** START OF Given material **

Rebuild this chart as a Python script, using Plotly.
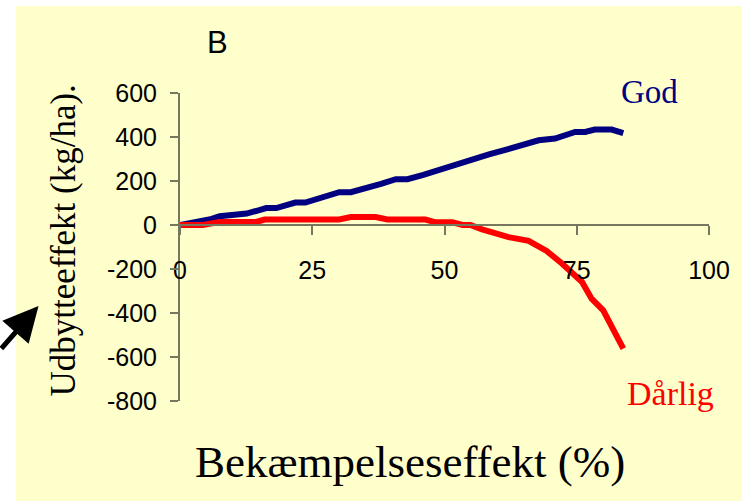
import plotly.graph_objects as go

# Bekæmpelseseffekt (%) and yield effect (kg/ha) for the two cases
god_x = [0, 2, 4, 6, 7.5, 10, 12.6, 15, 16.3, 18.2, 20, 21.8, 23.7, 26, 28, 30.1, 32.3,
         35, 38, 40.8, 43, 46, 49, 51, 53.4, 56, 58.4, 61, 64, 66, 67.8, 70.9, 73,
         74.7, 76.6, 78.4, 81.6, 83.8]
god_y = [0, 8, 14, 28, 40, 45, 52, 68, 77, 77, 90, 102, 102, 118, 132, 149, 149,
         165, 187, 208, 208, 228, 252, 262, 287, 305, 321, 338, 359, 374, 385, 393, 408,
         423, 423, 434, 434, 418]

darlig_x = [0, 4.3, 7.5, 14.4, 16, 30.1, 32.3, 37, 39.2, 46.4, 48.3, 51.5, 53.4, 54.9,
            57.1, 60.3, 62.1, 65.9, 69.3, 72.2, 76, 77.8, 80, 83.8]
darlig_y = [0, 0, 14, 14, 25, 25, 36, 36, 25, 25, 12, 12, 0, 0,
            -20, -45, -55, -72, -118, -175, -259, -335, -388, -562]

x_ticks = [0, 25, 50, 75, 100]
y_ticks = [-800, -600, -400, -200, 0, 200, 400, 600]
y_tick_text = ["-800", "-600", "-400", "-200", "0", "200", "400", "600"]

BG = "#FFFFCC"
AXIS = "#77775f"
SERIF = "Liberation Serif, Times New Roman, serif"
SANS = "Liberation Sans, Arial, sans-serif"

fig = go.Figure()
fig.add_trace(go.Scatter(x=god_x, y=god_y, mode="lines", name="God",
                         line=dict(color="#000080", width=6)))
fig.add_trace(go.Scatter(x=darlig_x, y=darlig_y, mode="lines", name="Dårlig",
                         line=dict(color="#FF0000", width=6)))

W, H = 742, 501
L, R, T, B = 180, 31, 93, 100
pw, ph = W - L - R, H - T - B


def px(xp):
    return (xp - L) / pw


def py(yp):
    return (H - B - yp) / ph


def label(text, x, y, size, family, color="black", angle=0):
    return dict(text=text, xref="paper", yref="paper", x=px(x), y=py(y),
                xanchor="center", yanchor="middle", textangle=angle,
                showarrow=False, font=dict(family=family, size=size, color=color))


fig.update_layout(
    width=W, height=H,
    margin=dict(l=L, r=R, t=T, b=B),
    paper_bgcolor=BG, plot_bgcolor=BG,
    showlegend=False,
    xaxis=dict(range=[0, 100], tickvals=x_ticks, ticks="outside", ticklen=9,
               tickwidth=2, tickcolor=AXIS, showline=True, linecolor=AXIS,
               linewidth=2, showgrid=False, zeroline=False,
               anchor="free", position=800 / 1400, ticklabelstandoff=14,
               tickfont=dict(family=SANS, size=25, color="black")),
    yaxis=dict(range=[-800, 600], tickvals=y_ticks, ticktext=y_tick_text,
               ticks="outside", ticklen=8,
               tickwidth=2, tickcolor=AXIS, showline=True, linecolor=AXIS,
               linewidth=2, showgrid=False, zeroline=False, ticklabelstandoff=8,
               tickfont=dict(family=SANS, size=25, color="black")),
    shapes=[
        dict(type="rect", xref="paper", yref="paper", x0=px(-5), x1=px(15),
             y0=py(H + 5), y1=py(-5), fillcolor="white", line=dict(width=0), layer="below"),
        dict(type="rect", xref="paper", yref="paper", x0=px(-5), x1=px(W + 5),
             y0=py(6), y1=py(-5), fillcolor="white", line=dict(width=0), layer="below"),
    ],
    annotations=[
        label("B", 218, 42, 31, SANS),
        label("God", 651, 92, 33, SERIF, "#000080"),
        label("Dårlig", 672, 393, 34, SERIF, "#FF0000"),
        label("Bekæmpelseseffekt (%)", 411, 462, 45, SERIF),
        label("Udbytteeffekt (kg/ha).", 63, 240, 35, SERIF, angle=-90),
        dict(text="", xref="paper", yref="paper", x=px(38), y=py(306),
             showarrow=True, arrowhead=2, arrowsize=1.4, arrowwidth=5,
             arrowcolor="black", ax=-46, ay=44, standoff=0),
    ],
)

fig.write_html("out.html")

** END OF Given material **

### Written problem:
From the opening line of the listing above through the line bearing "font=dict(family=family, size=size, color=color))", repeat each line exactly. Drop every picture.

### Output for this exercise:
Rebuild this chart as a Python script, using Plotly.
import plotly.graph_objects as go

# Bekæmpelseseffekt (%) and yield effect (kg/ha) for the two cases
god_x = [0, 2, 4, 6, 7.5, 10, 12.6, 15, 16.3, 18.2, 20, 21.8, 23.7, 26, 28, 30.1, 32.3,
         35, 38, 40.8, 43, 46, 49, 51, 53.4, 56, 58.4, 61, 64, 66, 67.8, 70.9, 73,
         74.7, 76.6, 78.4, 81.6, 83.8]
god_y = [0, 8, 14, 28, 40, 45, 52, 68, 77, 77, 90, 102, 102, 118, 132, 149, 149,
         165, 187, 208, 208, 228, 252, 262, 287, 305, 321, 338, 359, 374, 385, 393, 408,
         423, 423, 434, 434, 418]

darlig_x = [0, 4.3, 7.5, 14.4, 16, 30.1, 32.3, 37, 39.2, 46.4, 48.3, 51.5, 53.4, 54.9,
            57.1, 60.3, 62.1, 65.9, 69.3, 72.2, 76, 77.8, 80, 83.8]
darlig_y = [0, 0, 14, 14, 25, 25, 36, 36, 25, 25, 12, 12, 0, 0,
            -20, -45, -55, -72, -118, -175, -259, -335, -388, -562]

x_ticks = [0, 25, 50, 75, 100]
y_ticks = [-800, -600, -400, -200, 0, 200, 400, 600]
y_tick_text = ["-800", "-600", "-400", "-200", "0", "200", "400", "600"]

BG = "#FFFFCC"
AXIS = "#77775f"
SERIF = "Liberation Serif, Times New Roman, serif"
SANS = "Liberation Sans, Arial, sans-serif"

fig = go.Figure()
fig.add_trace(go.Scatter(x=god_x, y=god_y, mode="lines", name="God",
                         line=dict(color="#000080", width=6)))
fig.add_trace(go.Scatter(x=darlig_x, y=darlig_y, mode="lines", name="Dårlig",
                         line=dict(color="#FF0000", width=6)))

W, H = 742, 501
L, R, T, B = 180, 31, 93, 100
pw, ph = W - L - R, H - T - B


def px(xp):
    return (xp - L) / pw


def py(yp):
    return (H - B - yp) / ph


def label(text, x, y, size, family, color="black", angle=0):
    return dict(text=text, xref="paper", yref="paper", x=px(x), y=py(y),
                xanchor="center", yanchor="middle", textangle=angle,
                showarrow=False, font=dict(family=family, size=size, color=color))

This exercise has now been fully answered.